PORTO ALEGRE, RS (FOLHAPRESS) – Nem a chuva afastou centenas de gaúchos das arquibancadas montadas ao lado da orla do lago Guaíba, em Porto Alegre, para o Desfile Farroupilha na manhã desta sexta-feira (20), feriado estadual e data mais importante do folclore gaúcho.
Mesmo com o clima instável, o encerramento dos festejos do mês farroupilha contou com emoção do público nas homenagens feitas à história do Rio Grande do Sul e de agentes que atuaram em resgates e missões de apoio durante as chuvas e enchentes históricas que devastaram o estado em maio.
“O povo está querendo ver o Rio Grande do Sul renascendo”, disse Francielle Zampieri, 34, uma das integrantes do grupo de dança do CTG Tiarayu, que apresentou uma coreografia dedicada ao centenário do músico Jayme Caetano Braun, temática oficial dos festejos de 2024.
Ela e a família foram atingidos pela inundação na zona norte de Porto Alegre, que tomou conta do primeiro andar inteiro de casa. O mesmo aconteceu com outros integrantes do CTG.
“Afetou qualquer pessoa, direta ou indiretamente, e este momento aqui demonstra que a gente está forte, unido, e que cada um vai apoiar quem está do lado”, afirmou Francielle. “Isso é gratificante, e é um orgulho para o gaúcho ver que, mesmo com chuva, o público estava aqui querendo ver.”
O fotógrafo gaúcho André Castro, morador de São Paulo há mais de 50 anos, disse estar emocionado.

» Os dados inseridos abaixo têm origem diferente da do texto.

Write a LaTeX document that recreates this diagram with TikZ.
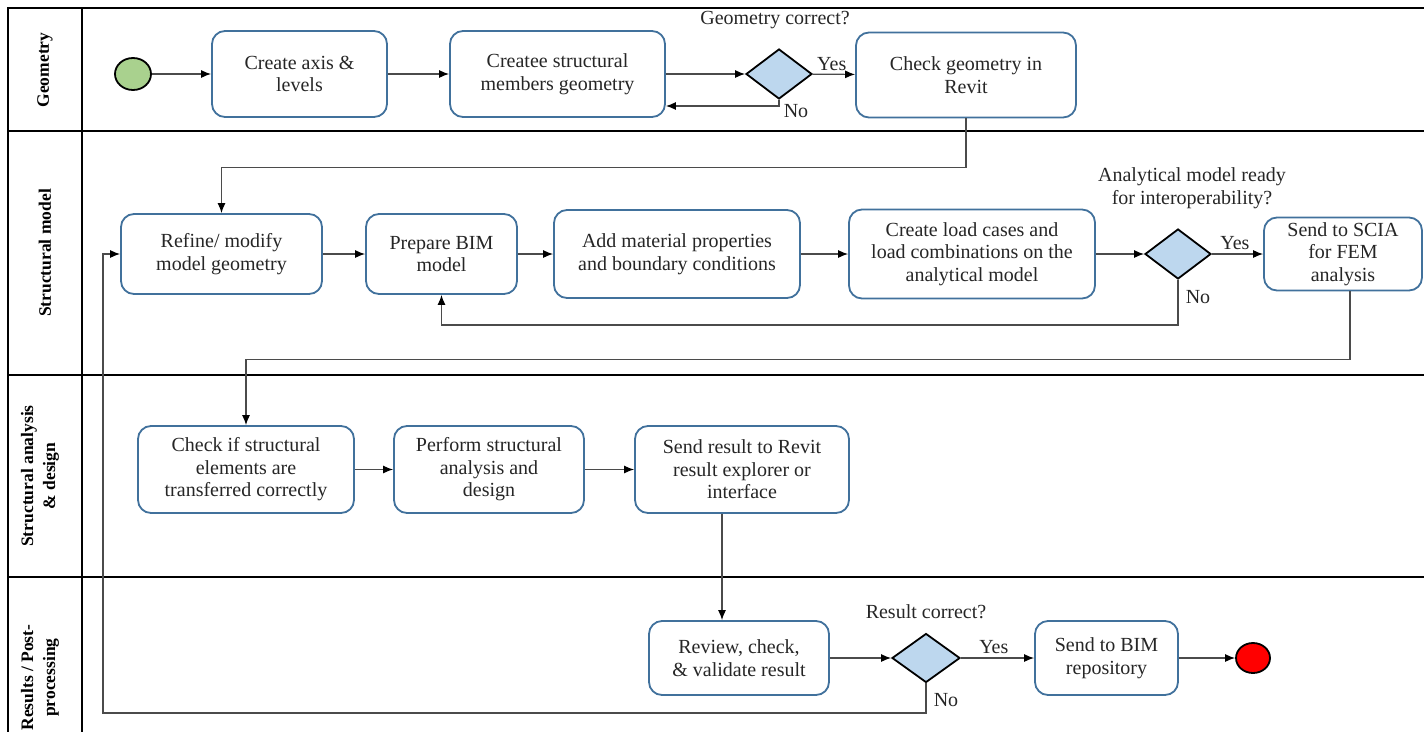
\documentclass[tikz,border=0pt]{standalone}
\usepackage{fontspec}
\setmainfont{Liberation Serif}
\usetikzlibrary{shapes.geometric,arrows.meta,calc}
\definecolor{boxblue}{RGB}{65,113,156}
\definecolor{decfill}{RGB}{189,215,238}
\definecolor{startgreen}{RGB}{169,209,142}
\definecolor{txt}{RGB}{38,38,38}
\definecolor{conn}{RGB}{75,75,75}
\begin{document}
\begin{tikzpicture}[x=1pt,y=-1pt,
  every node/.style={text=txt, font=\fontsize{20}{22.5}\selectfont},
  task/.style={draw=boxblue, line width=1.8pt, rounded corners=13pt, fill=white,
               align=center, inner sep=2pt},
  gate/.style={diamond, draw=black, line width=1.8pt, fill=decfill,
               minimum width=66pt, minimum height=50pt, inner sep=0pt},
  event/.style={ellipse, draw=black, line width=1.8pt, inner sep=0pt},
  lane/.style={rotate=90, align=center, text=black,
               font=\bfseries\fontsize{17.5}{22}\selectfont},
  question/.style={align=center},
  arr/.style={draw=conn, line width=1.2pt, -{Latex[length=10pt,width=8pt,color=black]}},
  frame/.style={draw=black, line width=2.2pt}
]
\useasboundingbox (0,0) rectangle (1424,731);
\clip (0,0) rectangle (1424,731);

% pool frame and lane dividers
\draw[frame] (8,740) -- (8,8) -- (1430,8);
\draw[frame] (82,8) -- (82,740);
\draw[frame] (8,131) -- (1430,131);
\draw[frame] (8,375) -- (1430,375);
\draw[frame] (8,577) -- (1430,577);

% lane titles
\node[lane] (L1) at (45,70) {Geometry};
\node[lane] (L2) at (45,253) {Structural model};
\node[lane] (L3) at (40,476) {Structural analysis\\\& design};
\node[lane, anchor=east] (L4) at (40,621) {Results / Post-\\processing};

% Geometry lane
\node[event, fill=startgreen, minimum width=36pt, minimum height=32pt] (start) at (133,74) {};
\node[task, minimum width=175pt, minimum height=86pt] (a1) at (299.5,74) {Create axis \&\\levels};
\node[task, minimum width=215pt, minimum height=86pt] (a2) at (557.5,74) {Createe structural\\members geometry};
\node[gate] (d1) at (779,74) {};
\node[task, minimum width=220pt, minimum height=85pt] (a3) at (966,75) {Check geometry in\\Revit};
\node[question] (q1) at (775,20) {Geometry correct?};

% Structural model lane
\node[task, minimum width=201pt, minimum height=80pt] (b1) at (221.5,254) {Refine/ modify\\model geometry};
\node[task, minimum width=151pt, minimum height=80pt] (b2) at (441.5,254) {Prepare BIM\\model};
\node[task, minimum width=246pt, minimum height=88pt] (b3) at (677,254) {Add material properties\\and boundary conditions};
\node[task, minimum width=246pt, minimum height=89pt] (b4) at (972,254) {Create load cases and\\load combinations on the\\analytical model};
\node[gate] (d2) at (1178,254) {};
\node[task, minimum width=158pt, minimum height=73pt] (b5) at (1343,254) {Send to SCIA\\for FEM\\analysis};
\node[question] (q2) at (1192,188) {Analytical model ready\\for interoperability?};

% Structural analysis & design lane
\node[task, minimum width=216pt, minimum height=87pt] (c1) at (246,469.5) {Check if structural\\elements are\\transferred correctly};
\node[task, minimum width=190pt, minimum height=87pt] (c2) at (489,469.5) {Perform structural\\analysis and\\design};
\node[task, minimum width=214pt, minimum height=87pt] (c3) at (742,469.5) {Send result to Revit\\result explorer or\\interface};

% Results / post-processing lane
\node[task, minimum width=180pt, minimum height=74pt] (r1) at (739,658) {Review, check,\\\& validate result};
\node[gate, minimum width=68pt, minimum height=49pt] (d3) at (926,658) {};
\node[task, minimum width=143pt, minimum height=74pt] (r2) at (1106.5,658) {Send to BIM\\repository};
\node[event, fill=red, minimum width=34pt, minimum height=30pt] (finish) at (1253,658) {};
\node[question] (q3) at (926,612) {Result correct?};

\coordinate (loopL) at (103,713);

% flow
\draw[arr] (start) -- (a1);
\draw[arr] (a1) -- (a2);
\draw[arr] (a2) -- (d1);
\draw[arr] (d1) -- node[above, pos=0.45] (y1) {Yes} (a3);
\draw[arr] (d1.south) |- ([yshift=-32pt]a2.east);
\node (n1) at (796,111) {No};
\draw[arr] (a3.south) -- ++(0,49) -| (b1.north);

\draw[arr] (b1) -- (b2);
\draw[arr] (b2) -- (b3);
\draw[arr] (b3) -- (b4);
\draw[arr] (b4) -- (d2);
\draw[arr] (d2) -- node[above, pos=0.45] (y2) {Yes} (b5);
\draw[arr] (d2.south) -- ++(0,45) -| (b2.south);
\node (n2) at (1198,297) {No};
\draw[arr] ([xshift=7pt]b5.south) -- ++(0,68) -| (c1.north);

\draw[arr] (c1) -- (c2);
\draw[arr] (c2) -- (c3);
\draw[arr] ([xshift=-20pt]c3.south) -- ([xshift=-20pt]c3.south |- r1.north);

\draw[arr] (r1) -- (d3);
\draw[arr] (d3) -- node[above, pos=0.45] (y3) {Yes} (r2);
\draw[arr] (r2) -- (finish);
\draw[arr] (d3.south) |- (loopL) |- (b1.west);
\node (n3) at (946,700) {No};
\end{tikzpicture}
\end{document}
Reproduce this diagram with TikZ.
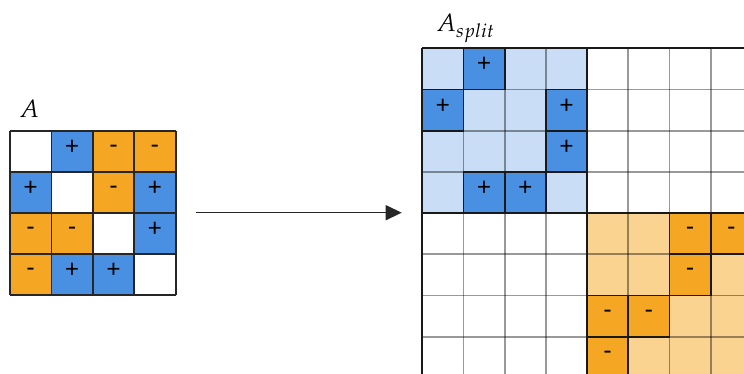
\documentclass[tikz,border=0pt]{standalone}
\usepackage{mathpazo}
\usepackage{fontspec}
\newfontfamily\signfont{Carlito}
\usetikzlibrary{arrows.meta}
\definecolor{cellblue}{RGB}{74,144,226}
\definecolor{cellorange}{RGB}{245,166,35}
\colorlet{lightblue}{cellblue!30}
\colorlet{lightorange}{cellorange!50}
\tikzset{
  sign/.style={font=\signfont\fontsize{26}{26}\selectfont, anchor=base, inner sep=0pt},
  label/.style={font=\fontsize{25}{30}\selectfont, anchor=base west, inner sep=0pt},
  gridA/.style={draw=black!85, line width=1.8pt},
  gridB/.style={draw=black, draw opacity=0.4, line width=1.8pt},
  blockline/.style={draw=black!90, line width=1.8pt},
  cellframe/.style={draw=black!90, line width=1.8pt},
  connector/.style={draw=black!85, line width=1.4pt, -{Triangle[length=16pt,width=15pt]}}
}
\begin{document}
\begin{tikzpicture}[x=1pt,y=-1pt]
\useasboundingbox (0,0) rectangle (744,374);

% ---------- matrix A (4x4) ----------
\def\ax{10}\def\ay{130.7}\def\aw{41.4}\def\ah{41}
\node[label] (lblA) at (19,117.3) {$A$};
\foreach \r/\c in {0/1,1/0,1/3,2/3,3/1,3/2}{
  \fill[cellblue] ({\ax+\c*\aw},{\ay+\r*\ah}) rectangle ++(\aw,\ah);
  \node[sign] (ap-\r-\c) at ({\ax+(\c+0.5)*\aw},{\ay+(\r+0.5)*\ah+3}) {+};
}
\foreach \r/\c in {0/2,0/3,1/2,2/0,2/1,3/0}{
  \fill[cellorange] ({\ax+\c*\aw},{\ay+\r*\ah}) rectangle ++(\aw,\ah);
  \node[sign] (am-\r-\c) at ({\ax+(\c+0.5)*\aw},{\ay+(\r+0.5)*\ah+2}) {-};
}
\foreach \i in {0,...,4}{
  \draw[gridA] ({\ax+\i*\aw},\ay) -- ({\ax+\i*\aw},{\ay+4*\ah});
  \draw[gridA] (\ax,{\ay+\i*\ah}) -- ({\ax+4*\aw},{\ay+\i*\ah});
}

% ---------- arrow ----------
\coordinate (arrS) at (196,212.7);
\coordinate (arrE) at (401.7,212.7);
\draw[connector] (arrS) -- (arrE);

% ---------- matrix A_split (8x8, cut by the page edge) ----------
\def\bx{422.3}\def\by{48.3}\def\bs{41.2}
\node[label] (lblS) at (436,32) {$A_{split}$};
\begin{scope}
\clip (0,0) rectangle (744,374);
\fill[lightblue] (\bx,\by) rectangle ++({4*\bs},{4*\bs});
\fill[lightorange] ({\bx+4*\bs},{\by+4*\bs}) rectangle ++({4*\bs},{4*\bs});
\foreach \r/\c in {0/1,1/0,1/3,2/3,3/1,3/2}{
  \fill[cellblue] ({\bx+\c*\bs},{\by+\r*\bs}) rectangle ++(\bs,\bs);
}
\foreach \r/\c in {4/6,4/7,5/6,6/4,6/5,7/4}{
  \fill[cellorange] ({\bx+\c*\bs},{\by+\r*\bs}) rectangle ++(\bs,\bs);
}
\foreach \i in {0,...,8}{
  \draw[gridB] ({\bx+\i*\bs},\by) -- ({\bx+\i*\bs},{\by+8*\bs});
  \draw[gridB] (\bx,{\by+\i*\bs}) -- ({\bx+8*\bs},{\by+\i*\bs});
}
\foreach \i in {0,4,8}{
  \draw[blockline] ({\bx+\i*\bs},\by) -- ({\bx+\i*\bs},{\by+8*\bs});
  \draw[blockline] (\bx,{\by+\i*\bs}) -- ({\bx+8*\bs},{\by+\i*\bs});
}
\foreach \r/\c in {0/1,1/0,1/3,2/3,3/1,3/2}{
  \draw[cellframe] ({\bx+\c*\bs},{\by+\r*\bs}) rectangle ++(\bs,\bs);
  \node[sign] (bp-\r-\c) at ({\bx+(\c+0.5)*\bs},{\by+(\r+0.5)*\bs+3}) {+};
}
\foreach \r/\c in {4/6,4/7,5/6,6/4,6/5,7/4}{
  \draw[cellframe] ({\bx+\c*\bs},{\by+\r*\bs}) rectangle ++(\bs,\bs);
  \node[sign] (bm-\r-\c) at ({\bx+(\c+0.5)*\bs},{\by+(\r+0.5)*\bs+2}) {-};
}
\end{scope}
\end{tikzpicture}
\end{document}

Ele foi com a esposa Cleide Maria Monteiro para retomar uma visita que planejavam para maio.
“Chorei do começo a fim”, disse Cleide logo após o desfile de agentes do Corpo de Bombeiros envolvidos nos resgates durante as cheias. “Como aconteceu essa tragédia toda, a gente achava que não teria como vir para cá, porque não teria condições de receber. Fiquei surpresa de ver como estão as coisas e como tem tanta vida já por aqui.”
André diz que a situação no Rio Grande do Sul é semelhante à do começo da pandemia de Covid-19, e torce que o fim não seja também o mesmo. “Diziam ‘temos de continuar com o mesmo espírito de solidariedade’, mas boa parte das pessoas voltou a ser o que era antes da pandemia. Que todos nós, aqui do Rio Grande, de São Paulo e de onde quer que seja, nos voltemos para ajudar uns aos outros.”
“O gaúcho é um povo tão maravilhoso, são resilientes, são corajosos. Eu vi Deus aqui, eu vi o amor das pessoas aqui”, acrescentou Cleide.
Também desfilaram as forças policiais civis e militares, incluindo agentes, viaturas e helicópteros, cavalarianos de CTGs (Centros de Tradições Gaúchas) e membros de piquetes do Acampamento Farroupilha, para onde parte do público das arquibancadas seguiu após o encerramento. Participando como convidados, bombeiros do Paraná e de Santa Catarina, dois estados que enviaram suporte ao Rio Grande do Sul, foram bastante aplaudidos pelo público.
Uma atração esperada era o retorno dos carros temáticos ao evento, o que não acontecia desde 2013. Nos seis veículos que cruzaram a avenida Edvaldo Pereira Paiva foram feitas homenagens à obra de Jayme Caetano Braun e à região das Missões e ao bicentenário da imigração germânica ao Brasil em São Leopoldo. Também havia um carro dedicado ao povo gaúcho unido na reconstrução.
O cantor Pedro Ortaça, um dos artistas mais prestigiados do Rio Grande do Sul, foi a principal atração do carro missioneiro.
Aberto no dia 7 de setembro, o Acampamento Farroupilha simbolizou o retorno das atividades públicas no parque da Harmonia, que sedia o evento. Exatos quatro meses antes a área estava sob cerca de dois metros de água depois que o sistema de proteção contra cheias falhou e as águas do Guaíba inundaram a cidade.
As chuvas que assolaram o estado deixaram 183 mortos e mais de 600 mil pessoas precisaram deixar suas casas. Somente em Porto Alegre, 160 mil pessoas foram diretamente atingidas, e os abrigos chegaram a receber 14,2 mil pessoas.